In fact, as a marketing catch phrase it’s right up there with that hear-it-in-your-sleep copywriting tagline borrowed from a Wendy’s advertising campaign: Where’s the beef? which Walter Mondale used in his failed 1984 Presidential campaign. The Wendy’s copy line is from Dancer-Fitzgerald-Sample in 1984. (I say that to jog the memory of whoever it is out there who wrote it. I was just going to credit to Bill Bernbach, but frankly, I can’t do that.)

Maybe this proves the adage: nothing kills a bad product faster than good advertising?

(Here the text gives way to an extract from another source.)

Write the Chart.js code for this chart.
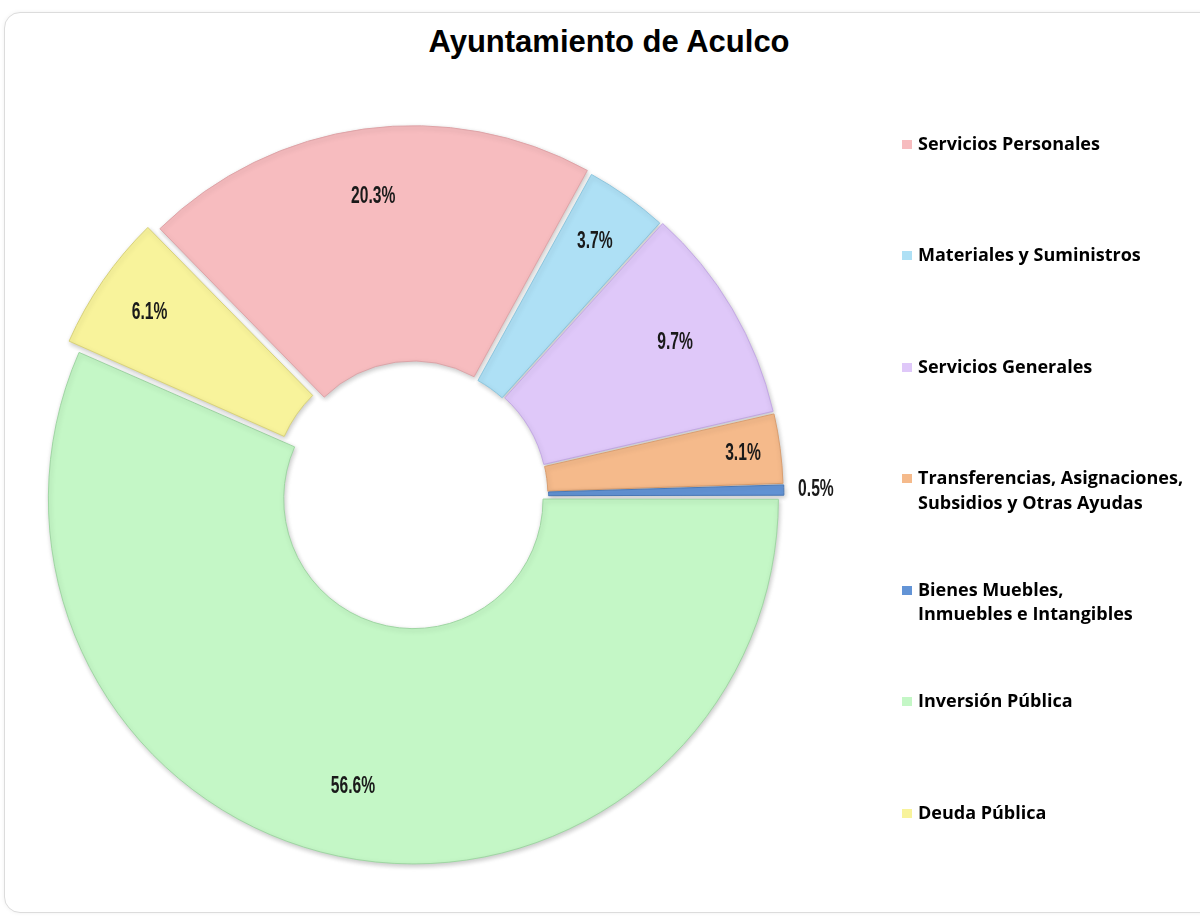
<!DOCTYPE html>
<html lang="es">
<head>
<meta charset="utf-8">
<title>Ayuntamiento de Aculco</title>
<script src="https://cdn.jsdelivr.net/npm/chart.js@4.4.1/dist/chart.umd.min.js"></script>
<style>
html,body{margin:0;padding:0;background:#fff;}
body{width:1200px;height:916px;position:relative;overflow:hidden;}
.card{position:absolute;left:4px;top:12px;width:1230px;height:899px;border:1px solid #dcdcdc;border-radius:16px;box-shadow:0 0 4px rgba(0,0,0,0.06);background:#fff;}
.title{position:absolute;left:409px;top:24px;width:400px;text-align:center;font:bold 31px/36px 'Liberation Sans',Arial,sans-serif;color:#000;white-space:nowrap;}
#chart{position:absolute;left:0;top:0;}
#legend{position:absolute;left:902px;top:0;margin:0;padding:0;list-style:none;z-index:2;}
#legend li{position:absolute;left:0;width:300px;font:700 18px/24.5px 'Open Sans',sans-serif;color:#000;white-space:pre-line;padding-left:16px;}
#legend i{position:absolute;left:0;top:9px;width:10px;height:9px;}
</style>
</head>
<body>
<div class="card"></div>
<div class="title">Ayuntamiento de Aculco</div>
<canvas id="chart" width="1200" height="916"></canvas>
<ul id="legend"></ul>
<script>
// categories (legend order = slice order, clockwise)
const categories = [
  'Servicios Personales',
  'Materiales y Suministros',
  'Servicios Generales',
  'Transferencias, Asignaciones,\nSubsidios y Otras Ayudas',
  'Bienes Muebles,\nInmuebles e Intangibles',
  'Inversión Pública',
  'Deuda Pública'
];
// percentage of the total
const values = [20.3, 3.7, 9.7, 3.1, 0.5, 56.6, 6.1];

// styling
const fills = ['#f7bcbf','#aee0f5','#dfc8f9','#f5ba8b','#6394d6','#c4f7c6','#f8f39b'];
const edges = ['#dea3a7','#8cc6de','#c3a8e4','#d99e70','#4a78b5','#9fd6a3','#d8d27a'];
const explode = [8, 3, 5, 4, 4, 3, 10];         // px each slice is pulled out
const labelNudge = [0, 15, 4, 34, 0, 0, 18];    // extra radial push of % labels

const softShadow = {
  id:'softShadow',
  beforeDatasetsDraw(chart){
    const c=chart.ctx;
    c.save();
    c.shadowColor='rgba(0,0,0,0.22)';
    c.shadowBlur=5;
    c.shadowOffsetX=1;
    c.shadowOffsetY=2;
  },
  afterDatasetsDraw(chart){ chart.ctx.restore(); }
};

const pctLabels = {
  id:'pctLabels',
  afterDraw(chart){
    const ctx=chart.ctx;
    const meta=chart.getDatasetMeta(0);
    ctx.save();
    ctx.font='bold 23px "Liberation Sans", Arial, sans-serif';
    ctx.fillStyle='#1a1a1a';
    ctx.textAlign='center';
    ctx.textBaseline='middle';
    meta.data.forEach((arc,i)=>{
      const p=arc.getProps(['x','y','startAngle','endAngle','innerRadius','outerRadius'],true);
      const mid=(p.startAngle+p.endAngle)/2;
      let r;
      if(values[i]<1) r=p.outerRadius+explode[i]+36;
      else r=p.innerRadius+0.71*(p.outerRadius-p.innerRadius)+explode[i]+labelNudge[i];
      const x=p.x+Math.cos(mid)*r, y=p.y+Math.sin(mid)*r;
      ctx.save();
      ctx.translate(x,y);
      ctx.scale(0.68,1);
      ctx.fillText(values[i].toFixed(1)+'%',0,0);
      ctx.restore();
    });
    ctx.restore();
  }
};

new Chart(document.getElementById('chart'),{
  type:'doughnut',
  data:{labels:categories,datasets:[{
    data:values,
    backgroundColor:fills,
    borderColor:edges,
    borderWidth:1,
    offset:explode.map(t=>t*4)
  }]},
  options:{
    responsive:false,animation:false,
    radius:362,cutout:'35%',rotation:-44.3,
    layout:{padding:{left:0,right:372,top:76,bottom:0}},
    plugins:{legend:{display:false},tooltip:{enabled:false}}
  },
  plugins:[softShadow,pctLabels]
});

// legend
const legend=document.getElementById('legend');
categories.forEach((name,i)=>{
  const li=document.createElement('li');
  li.style.top=(143+i*111.5-12.25)+'px';
  const sw=document.createElement('i');
  sw.style.background=fills[i];
  li.appendChild(sw);
  li.appendChild(document.createTextNode(name));
  legend.appendChild(li);
});
</script>
</body>
</html>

*Note: Internet rumor has it that “fit … acquit” was actually coined by the redoubtable F. Lee Bailey.

Famous Writers

With the passing of renowned poet Robert Creeley yesterday at the age of 78, I am thinking of well-known writers I’ve met. It would be a little too grim to limit this to those who have died.

Here’s a few Creeley lines from For Love: Poems 1950-1960:

What is it that
is finally so helpless
different, despairs of its own
statement, wants to
turn away, endlessly
to turn away

(I heard Creeley read while I was in college. I was also admitted into one of writing classes, but I had a geographical problem: he was in Masschusetts; I was in California, attending classes because I didn’t get into his class quickly enough to suit me. “The apparition of these faces in the crowd/ Petals on a wet black bough.” Damn, I was good.*)

Excluding co-workers, I think the most well-known copywriter I have met was Tom Nathan. He taught a copywriting class in N ew York and had worked at Scali McCabe Sloves. He wrote some incredible advertising.

The one I remember most vividly is
A Volvo discovery. Rain also falls on the rear window. — showing of course, the rear window wiper on a Volvo station wagon.

Does anyone have any encounters with famous writers or copywriters? What ads, what marketing campaigns, were they most famous for? And if you are Ed McCabe, don’t tell me because I just won’t believe you.

*OK, the poem is by Ezra Pound called “In a Station of the Metro.” The link has a wonderful description of how Pound came to write this poem.